**YOUR OBJECTIVE:** Repeat the data below exactly, dropping any pictures it holds.

**GIVEN INFORMATION:**
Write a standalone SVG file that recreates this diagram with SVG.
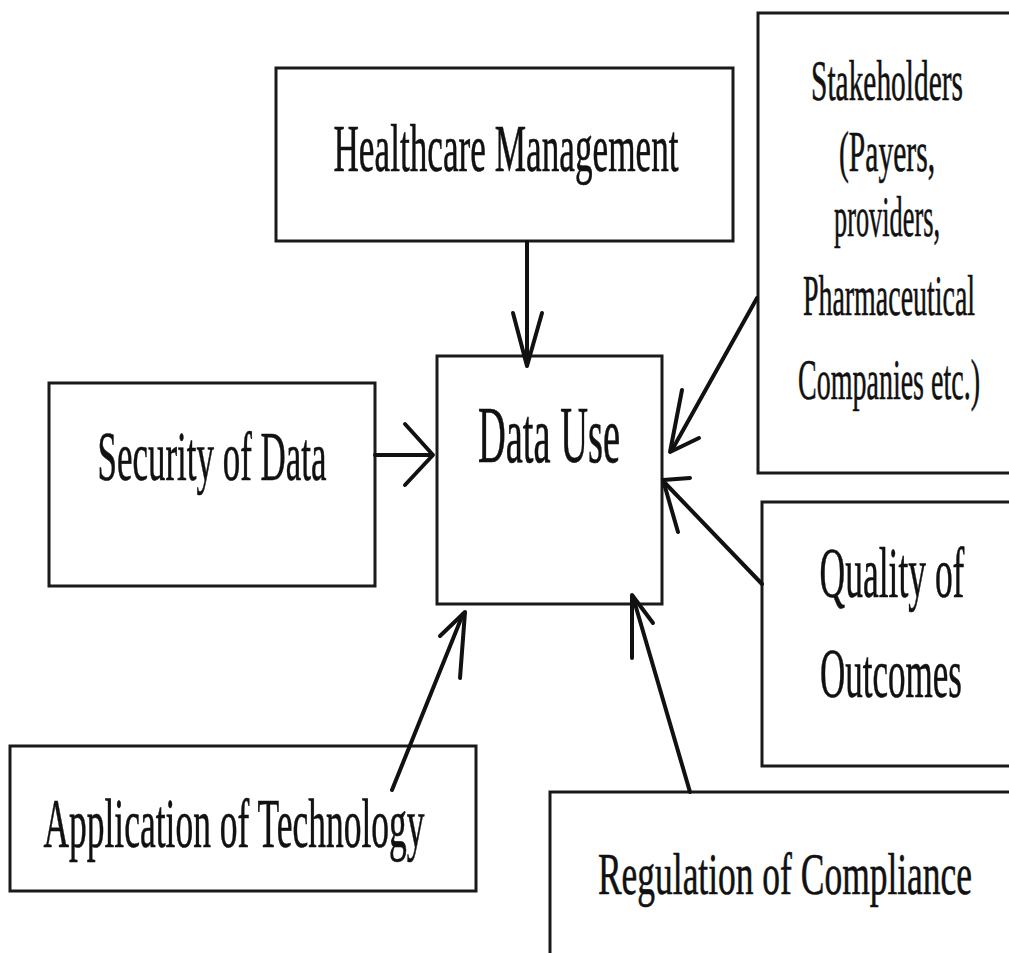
<svg xmlns="http://www.w3.org/2000/svg" width="1009" height="953" viewBox="0 0 1009 953">
  <style>
    .box { fill: #ffffff; stroke: #1a1a1a; stroke-width: 3; }
    .label { font-family: "Liberation Serif", "Times New Roman", serif; fill: #111111; stroke: #111111; stroke-width: 0.6; text-anchor: middle; }
    .conn { fill: none; stroke: #111111; stroke-width: 4; stroke-linecap: round; stroke-linejoin: round; }
  </style>
  <rect x="0" y="0" width="1009" height="953" fill="#ffffff"/>

  <!-- central node -->
  <g id="data-use">
    <rect class="box" x="437" y="356" width="225" height="248" stroke-width="2.5"/>
    <text class="label" transform="translate(549,462) scale(0.481,1)" font-size="80">Data Use</text>
  </g>

  <g id="healthcare-management">
    <rect class="box" x="276" y="68" width="457" height="173"/>
    <text class="label" transform="translate(506,171) scale(0.518,1)" font-size="68">Healthcare Management</text>
  </g>

  <g id="security-of-data">
    <rect class="box" x="49" y="383" width="326" height="203"/>
    <text class="label" transform="translate(212,480) scale(0.499,1)" font-size="70">Security of Data</text>
  </g>

  <g id="stakeholders">
    <rect class="box" x="758" y="13" width="260" height="460"/>
    <text class="label" transform="translate(887,100) scale(0.525,1)" font-size="56">Stakeholders</text>
    <text class="label" transform="translate(887,171) scale(0.528,1)" font-size="56">(Payers,</text>
    <text class="label" transform="translate(887,236) scale(0.47,1)" font-size="56">providers,</text>
    <text class="label" transform="translate(889,315) scale(0.499,1)" font-size="56">Pharmaceutical</text>
    <text class="label" transform="translate(889,399) scale(0.5,1)" font-size="56">Companies etc.)</text>
  </g>

  <g id="quality-of-outcomes">
    <rect class="box" x="762" y="502" width="260" height="264"/>
    <text class="label" transform="translate(892,597) scale(0.493,1)" font-size="72">Quality of</text>
    <text class="label" transform="translate(891,697) scale(0.5,1)" font-size="70">Outcomes</text>
  </g>

  <g id="application-of-technology">
    <rect class="box" x="10" y="746" width="466" height="145"/>
    <text class="label" transform="translate(234,847) scale(0.507,1)" font-size="70">Application of Technology</text>
  </g>

  <g id="regulation-of-compliance">
    <rect class="box" x="550" y="792" width="470" height="170"/>
    <text class="label" transform="translate(785,894) scale(0.591,1)" font-size="60">Regulation of Compliance</text>
  </g>

  <!-- connectors: open chevron heads pointing into Data Use -->
  <g id="connectors">
    <line class="conn" x1="527" y1="242" x2="527" y2="364"/>
    <polyline class="conn" points="513,313 527,366 542,313"/>

    <line class="conn" x1="375" y1="455" x2="431" y2="455" stroke-width="6"/>
    <polyline class="conn" points="405,424 433,455 405,485" stroke-width="5"/>

    <line class="conn" x1="757" y1="298" x2="672" y2="450"/>
    <polyline class="conn" points="682,390 670,452 699,438" stroke-width="5"/>

    <line class="conn" x1="762" y1="584" x2="665" y2="483"/>
    <polyline class="conn" points="678,532 663,480 690,478" stroke-width="5"/>

    <line class="conn" x1="392" y1="790" x2="463" y2="614"/>
    <polyline class="conn" points="440,636 465,612 460,678"/>

    <line class="conn" x1="690" y1="792" x2="633" y2="597"/>
    <polyline class="conn" points="632,658 632,595 653,623"/>
  </g>
</svg>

**REPLY:**
Write a standalone SVG file that recreates this diagram with SVG.
<svg xmlns="http://www.w3.org/2000/svg" width="1009" height="953" viewBox="0 0 1009 953">
  <style>
    .box { fill: #ffffff; stroke: #1a1a1a; stroke-width: 3; }
    .label { font-family: "Liberation Serif", "Times New Roman", serif; fill: #111111; stroke: #111111; stroke-width: 0.6; text-anchor: middle; }
    .conn { fill: none; stroke: #111111; stroke-width: 4; stroke-linecap: round; stroke-linejoin: round; }
  </style>
  <rect x="0" y="0" width="1009" height="953" fill="#ffffff"/>

  <!-- central node -->
  <g id="data-use">
    <rect class="box" x="437" y="356" width="225" height="248" stroke-width="2.5"/>
    <text class="label" transform="translate(549,462) scale(0.481,1)" font-size="80">Data Use</text>
  </g>

  <g id="healthcare-management">
    <rect class="box" x="276" y="68" width="457" height="173"/>
    <text class="label" transform="translate(506,171) scale(0.518,1)" font-size="68">Healthcare Management</text>
  </g>

  <g id="security-of-data">
    <rect class="box" x="49" y="383" width="326" height="203"/>
    <text class="label" transform="translate(212,480) scale(0.499,1)" font-size="70">Security of Data</text>
  </g>

  <g id="stakeholders">
    <rect class="box" x="758" y="13" width="260" height="460"/>
    <text class="label" transform="translate(887,100) scale(0.525,1)" font-size="56">Stakeholders</text>
    <text class="label" transform="translate(887,171) scale(0.528,1)" font-size="56">(Payers,</text>
    <text class="label" transform="translate(887,236) scale(0.47,1)" font-size="56">providers,</text>
    <text class="label" transform="translate(889,315) scale(0.499,1)" font-size="56">Pharmaceutical</text>
    <text class="label" transform="translate(889,399) scale(0.5,1)" font-size="56">Companies etc.)</text>
  </g>

  <g id="quality-of-outcomes">
    <rect class="box" x="762" y="502" width="260" height="264"/>
    <text class="label" transform="translate(892,597) scale(0.493,1)" font-size="72">Quality of</text>
    <text class="label" transform="translate(891,697) scale(0.5,1)" font-size="70">Outcomes</text>
  </g>

  <g id="application-of-technology">
    <rect class="box" x="10" y="746" width="466" height="145"/>
    <text class="label" transform="translate(234,847) scale(0.507,1)" font-size="70">Application of Technology</text>
  </g>

  <g id="regulation-of-compliance">
    <rect class="box" x="550" y="792" width="470" height="170"/>
    <text class="label" transform="translate(785,894) scale(0.591,1)" font-size="60">Regulation of Compliance</text>
  </g>

  <!-- connectors: open chevron heads pointing into Data Use -->
  <g id="connectors">
    <line class="conn" x1="527" y1="242" x2="527" y2="364"/>
    <polyline class="conn" points="513,313 527,366 542,313"/>

    <line class="conn" x1="375" y1="455" x2="431" y2="455" stroke-width="6"/>
    <polyline class="conn" points="405,424 433,455 405,485" stroke-width="5"/>

    <line class="conn" x1="757" y1="298" x2="672" y2="450"/>
    <polyline class="conn" points="682,390 670,452 699,438" stroke-width="5"/>

    <line class="conn" x1="762" y1="584" x2="665" y2="483"/>
    <polyline class="conn" points="678,532 663,480 690,478" stroke-width="5"/>

    <line class="conn" x1="392" y1="790" x2="463" y2="614"/>
    <polyline class="conn" points="440,636 465,612 460,678"/>

    <line class="conn" x1="690" y1="792" x2="633" y2="597"/>
    <polyline class="conn" points="632,658 632,595 653,623"/>
  </g>
</svg>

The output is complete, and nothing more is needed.